Family & Associates Records
Lac qui Parle County family-related public records are primarily maintained through Minnesota’s vital records system and the county’s courts and recorder functions. Vital records include birth and death certificates (state-issued), and marriage records (filed locally and also available through the state). Adoption records are generally handled through court proceedings and state systems and are not treated as open public records.
Public-facing databases commonly include property and tax records (useful for associating household members through ownership and mailing information) and court case indexes with limited personal details. Lac qui Parle County provides access points for land and property information through the County Recorder and Assessor, including online property search tools and contact information on the county website (Lac qui Parle County, MN (official site)). Minnesota’s central vital records ordering and eligibility rules are administered by the state (Minnesota Department of Health – Vital Records).
Records access occurs online where databases exist and in person through the courthouse/administrative offices for certified copies and recorded documents.
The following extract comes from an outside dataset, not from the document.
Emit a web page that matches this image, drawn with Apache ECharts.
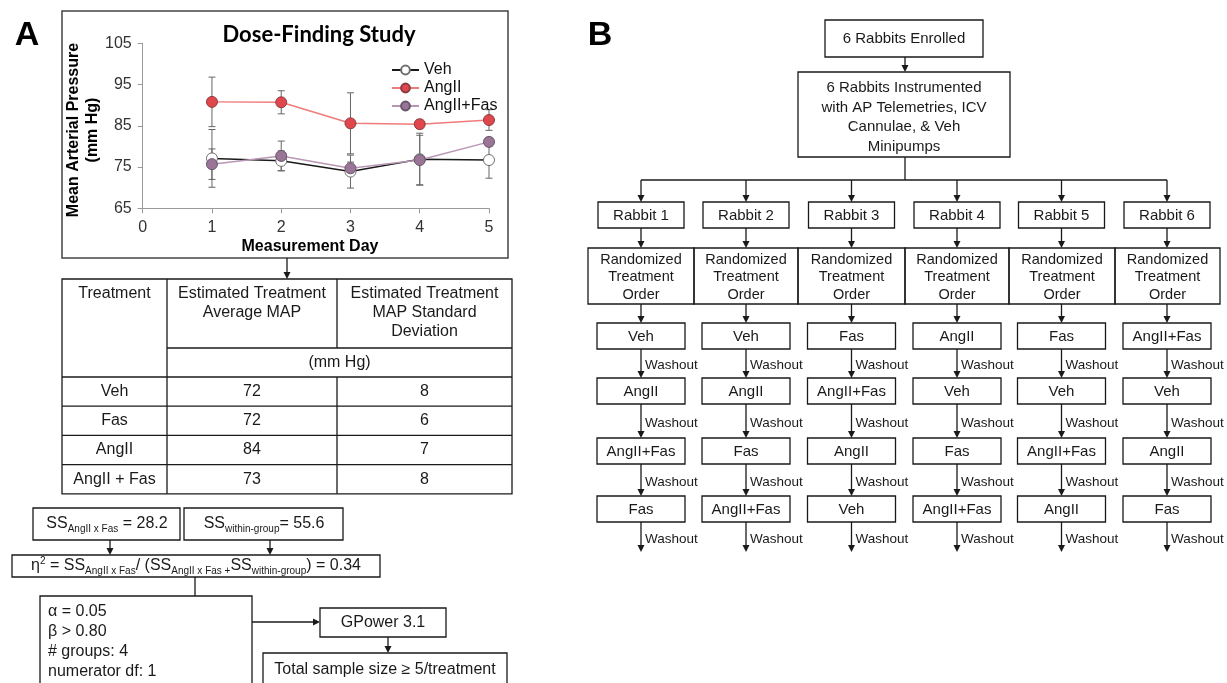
<!DOCTYPE html>
<html><head><meta charset="utf-8">
<script src="https://cdn.jsdelivr.net/npm/echarts/dist/echarts.min.js"></script>
<style>html,body{margin:0;padding:0;background:#fff}#c{width:1227px;height:683px}</style>
</head><body><div id="c"></div>
<script>
// ---------- data ----------
const days = [1, 2, 3, 4, 5];
const xTicks = [0, 1, 2, 3, 4, 5];
const yTicks = [65, 75, 85, 95, 105];
const seriesNames = ['Veh', 'AngII', 'AngII+Fas'];
const vehMean = [77.1, 76.5, 73.9, 76.9, 76.7];
const vehErr  = [7.0, 2.4, 4.0, 6.3, 4.4];
const angMean = [90.8, 90.7, 85.6, 85.4, 86.4];
const angErr  = [6.0, 2.8, 7.4, 1.0, 2.5];
const fasMean = [75.7, 77.7, 74.7, 76.7, 81.1];
const fasErr  = [3.7, 3.6, 1.5, 6.0, 1.0];

const tableTreatments = ['Veh', 'Fas', 'AngII', 'AngII + Fas'];
const tableAvgMAP = [72, 72, 84, 73];
const tableSD = [8, 6, 7, 8];

const rabbitLabels = ['Rabbit 1', 'Rabbit 2', 'Rabbit 3', 'Rabbit 4', 'Rabbit 5', 'Rabbit 6'];
const treatmentOrders = [
  ['Veh', 'AngII', 'AngII+Fas', 'Fas'],
  ['Veh', 'AngII', 'Fas', 'AngII+Fas'],
  ['Fas', 'AngII+Fas', 'AngII', 'Veh'],
  ['AngII', 'Veh', 'Fas', 'AngII+Fas'],
  ['Fas', 'Veh', 'AngII+Fas', 'AngII'],
  ['AngII+Fas', 'Veh', 'AngII', 'Fas']
];
const powerParams = ['\u03b1 = 0.05', '\u03b2 > 0.80', '# groups: 4', 'numerator df: 1'];

// ---------- drawing helpers ----------
const FONT = '"Liberation Sans", Arial, sans-serif';
const INK = '#1a1a1a';
const G = [];
function rect(x, y, w, h, lw) {
  G.push({type: 'rect', silent: true, shape: {x: x, y: y, width: w, height: h},
    style: {fill: 'none', stroke: INK, lineWidth: lw || 1.3}});
}
function line(x1, y1, x2, y2, lw) {
  G.push({type: 'line', silent: true, shape: {x1: x1, y1: y1, x2: x2, y2: y2},
    style: {stroke: INK, lineWidth: lw || 1.3}});
}
function arrowDown(x, y1, y2) {
  line(x, y1, x, y2 - 5);
  G.push({type: 'polygon', silent: true, shape: {points: [[x - 3.5, y2 - 7], [x + 3.5, y2 - 7], [x, y2]]}, style: {fill: INK}});
}
function arrowRight(x1, x2, y) {
  line(x1, y, x2 - 5, y);
  G.push({type: 'polygon', silent: true, shape: {points: [[x2 - 7, y - 3.5], [x2 - 7, y + 3.5], [x2, y]]}, style: {fill: INK}});
}
function txt(x, y, s, o) {
  const st = Object.assign({text: s, fill: INK, fontSize: 16, fontFamily: FONT,
    align: 'center', verticalAlign: 'middle', textAlign: 'center', textVerticalAlign: 'middle'}, o || {});
  G.push({type: 'text', silent: true, x: x, y: y, style: st, z: 10});
}

// ---------- panel letters ----------
txt(27, 36, 'A', {fontSize: 34, fontWeight: 'bold', fill: '#000'});
txt(600, 36, 'B', {fontSize: 34, fontWeight: 'bold', fill: '#000'});

// ---------- Panel A chart frame & texts ----------
G.push({type: 'rect', silent: true, shape: {x: 62, y: 11, width: 446, height: 247},
  style: {fill: 'none', stroke: '#444', lineWidth: 1.5}});
txt(319, 35, 'Dose-Finding Study', {fontSize: 22, fontWeight: 'bold', fontFamily: 'Lato, "Liberation Sans", sans-serif', fill: '#000'});
txt(74, 130, 'Mean Arterial Pressure', {fontSize: 16, fontWeight: 'bold', fill: '#000'});
G[G.length - 1].rotation = Math.PI / 2;
txt(93, 130, '(mm Hg)', {fontSize: 16, fontWeight: 'bold', fill: '#000'});
G[G.length - 1].rotation = Math.PI / 2;
txt(310, 247, 'Measurement Day', {fontSize: 16, fontWeight: 'bold', fill: '#000'});
arrowDown(287, 258, 279);

// ---------- table ----------
const tX = [62, 167, 337, 512];
const tTop = 279, tHead = 348, tUnit = 377, rowH = 29.2;
const tBottom = tUnit + rowH * tableTreatments.length;
rect(tX[0], tTop, tX[3] - tX[0], tBottom - tTop);
line(tX[1], tTop, tX[1], tBottom);
line(tX[2], tTop, tX[2], tHead);
line(tX[2], tUnit, tX[2], tBottom);
line(tX[1], tHead, tX[3], tHead);
for (let i = 0; i < tableTreatments.length; i++) {
  line(tX[0], tUnit + rowH * i, tX[3], tUnit + rowH * i);
}
txt((tX[0] + tX[1]) / 2, 294, 'Treatment');
txt((tX[1] + tX[2]) / 2, 303.5, 'Estimated Treatment\nAverage MAP', {lineHeight: 19});
txt((tX[2] + tX[3]) / 2, 313, 'Estimated Treatment\nMAP Standard\nDeviation', {lineHeight: 19});
txt((tX[1] + tX[3]) / 2, 363, '(mm Hg)');
tableTreatments.forEach(function (t, i) {
  const cy = tUnit + rowH * i + rowH / 2;
  txt((tX[0] + tX[1]) / 2, cy, t);
  txt((tX[1] + tX[2]) / 2, cy, String(tableAvgMAP[i]));
  txt((tX[2] + tX[3]) / 2, cy, String(tableSD[i]));
});

// ---------- power analysis flow ----------
const richBase = {
  n: {fontSize: 16, lineHeight: 20, fontFamily: FONT, fill: INK, color: INK},
  s: {fontSize: 10, lineHeight: 11, fontFamily: FONT, fill: INK, color: INK, verticalAlign: 'bottom'},
  p: {fontSize: 10, lineHeight: 11, fontFamily: FONT, fill: INK, color: INK, verticalAlign: 'top'}
};
rect(33, 508, 147, 32);
txt(107, 524, '{n|SS}{s|AngII x Fas}{n| = 28.2}', {rich: richBase});
rect(184, 508, 159, 32);
txt(264, 524, '{n|SS}{s|within-group}{n|= 55.6}', {rich: richBase});
arrowDown(110, 540, 555);
arrowDown(270, 540, 555);
rect(12, 555, 368, 22);
txt(196, 566, '{n|\u03b7}{p|2}{n| = SS}{s|AngII x Fas}{n|/ (SS}{s|AngII x Fas +}{n|SS}{s|within-group}{n|) = 0.34}', {rich: richBase});
line(195, 577, 195, 596);
rect(40, 596, 212, 110);
powerParams.forEach(function (p, i) {
  txt(48, 612 + i * 19.7, p, {align: 'left', textAlign: 'left'});
});
arrowRight(252, 320, 622);
rect(320, 608, 126, 29);
txt(383, 622.5, 'GPower 3.1');
arrowDown(388, 637, 653);
rect(263, 653, 244, 50);
txt(385, 670, 'Total sample size \u2265 5/treatment');

// ---------- Panel B flowchart ----------
const colX = [641, 746, 851.5, 957, 1061.5, 1167];
rect(825, 20, 158, 37);
txt(904, 38.5, '6 Rabbits Enrolled', {fontSize: 15});
arrowDown(905, 57, 72);
rect(798, 72, 212, 85);
txt(904, 117.5, '6 Rabbits Instrumented\nwith AP Telemetries, ICV\nCannulae, & Veh\nMinipumps', {fontSize: 15, lineHeight: 19.5});
line(905, 157, 905, 180);
line(colX[0], 180, colX[5], 180);
const rndEdges = [588, 694, 798, 905, 1009, 1115, 1220];
colX.forEach(function (cx, i) {
  arrowDown(cx, 180, 202);
  rect(cx - 43, 202, 86, 26);
  txt(cx, 215.5, rabbitLabels[i], {fontSize: 15});
  arrowDown(cx, 228, 248);
  rect(rndEdges[i], 248, rndEdges[i + 1] - rndEdges[i], 56);
  txt((rndEdges[i] + rndEdges[i + 1]) / 2, 277, 'Randomized\nTreatment\nOrder', {fontSize: 14.5, lineHeight: 17.5});
  arrowDown(cx, 304, 323);
  const tops = [323, 378, 438, 496];
  treatmentOrders[i].forEach(function (t, j) {
    rect(cx - 44, tops[j], 88, 26);
    txt(cx, tops[j] + 13.5, t, {fontSize: 15});
    const y1 = tops[j] + 26;
    const y2 = j < 3 ? tops[j + 1] : 552;
    arrowDown(cx, y1, y2);
    txt(cx + 4, (y1 + y2) / 2 + 2, 'Washout', {fontSize: 13.5, align: 'left', textAlign: 'left'});
  });
});

// ---------- chart ----------
function errSeries(name, mean, err) {
  return {
    type: 'custom', name: name + ' err', silent: true, z: 1,
    renderItem: function (params, api) {
      const x = api.value(0), m = api.value(1), e = api.value(2);
      const top = api.coord([x, m + e]), bot = api.coord([x, m - e]);
      const w = 3.5, st = {stroke: '#666', lineWidth: 1};
      return {type: 'group', children: [
        {type: 'line', shape: {x1: top[0], y1: top[1], x2: bot[0], y2: bot[1]}, style: st},
        {type: 'line', shape: {x1: top[0] - w, y1: top[1], x2: top[0] + w, y2: top[1]}, style: st},
        {type: 'line', shape: {x1: bot[0] - w, y1: bot[1], x2: bot[0] + w, y2: bot[1]}, style: st}
      ]};
    },
    encode: {x: 0, y: 1},
    data: days.map(function (d, i) { return [d, mean[i], err[i]]; })
  };
}
function lineSeries(name, mean, fill, border, lc) {
  return {
    name: name, type: 'line', z: 3, symbol: 'circle', symbolSize: 11,
    itemStyle: {color: fill, borderColor: border, borderWidth: 1},
    lineStyle: {color: lc, width: 1.5},
    data: days.map(function (d, i) { return [d, mean[i]]; })
  };
}

const chart = echarts.init(document.getElementById('c'));
chart.setOption({
  animation: false,
  textStyle: {fontFamily: FONT},
  grid: {left: 142.7, right: 1227 - 489, top: 43.3, bottom: 683 - 208.3, containLabel: false, outerBoundsMode: 'none'},
  xAxis: {
    type: 'value', min: xTicks[0], max: xTicks[xTicks.length - 1], interval: 1,
    axisLine: {show: true, onZero: false, lineStyle: {color: '#999'}},
    axisTick: {show: true, length: 5, lineStyle: {color: '#999'}},
    axisLabel: {fontSize: 16, color: '#333', margin: 11},
    splitLine: {show: false}
  },
  yAxis: {
    type: 'value', min: yTicks[0], max: yTicks[yTicks.length - 1], interval: 10,
    axisLine: {show: true, lineStyle: {color: '#999'}},
    axisTick: {show: true, length: 5, lineStyle: {color: '#999'}},
    axisLabel: {fontSize: 16, color: '#333', margin: 11},
    splitLine: {show: false}
  },
  legend: {
    data: seriesNames, orient: 'vertical', left: 386, top: 57,
    itemWidth: 27, itemHeight: 11, itemGap: 2,
    textStyle: {fontSize: 16, color: '#111', fontFamily: FONT}
  },
  series: [
    errSeries('Veh', vehMean, vehErr),
    errSeries('AngII', angMean, angErr),
    errSeries('AngII+Fas', fasMean, fasErr),
    lineSeries('Veh', vehMean, '#ffffff', '#6e6e6e', '#1a1a1a'),
    lineSeries('AngII', angMean, '#e0474c', '#8a3d40', '#f07b7b'),
    lineSeries('AngII+Fas', fasMean, '#9a7598', '#665566', '#b996b6')
  ],
  graphic: {elements: G}
});
</script>
</body></html>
Privacy restrictions apply to many family records: Minnesota limits access to birth records for a defined period and restricts adoption and certain court records; certified copies generally require identity and eligibility verification.
Marriage & Divorce Records
Types of records available
Marriage license and marriage certificate records
- Marriage licenses are issued at the county level in Minnesota and are associated with the marriage record maintained for vital records purposes.
- After the marriage is performed, the completed license is returned for filing, forming the basis of the official marriage record/certificate.
Divorce records (dissolutions of marriage)
- Divorce case files are maintained as court records (dissolution of marriage actions).
- Records may include the Judgment and Decree (often referred to as the divorce decree) and related filings (petitions, affidavits, orders).
Annulment records
- Annulments are handled as court proceedings and maintained as court records (e.g., a decree of annulment and associated filings).
Where records are filed and how they can be accessed
Marriage records
- Filed/maintained locally: Lac qui Parle County’s vital records function (typically through the County Recorder/Vital Records office) maintains marriage records created by the county.
- State-level index/certified copies: The Minnesota Department of Health (MDH), Office of Vital Records maintains statewide vital records and issues certified vital records under state law.
- MDH Vital Records: https://www.health.state.mn.us/people/vitalrecords/index.html
Divorce and annulment records
- Filed/maintained by the court: Divorce and annulment files are maintained by the Minnesota Judicial Branch, at the district court level for the county where the case was filed (Lac qui Parle County is within Minnesota’s district court system).
- Access methods:
- Public Access terminals and clerk access at the courthouse for reviewing publicly accessible case information and documents, subject to court rules and redactions.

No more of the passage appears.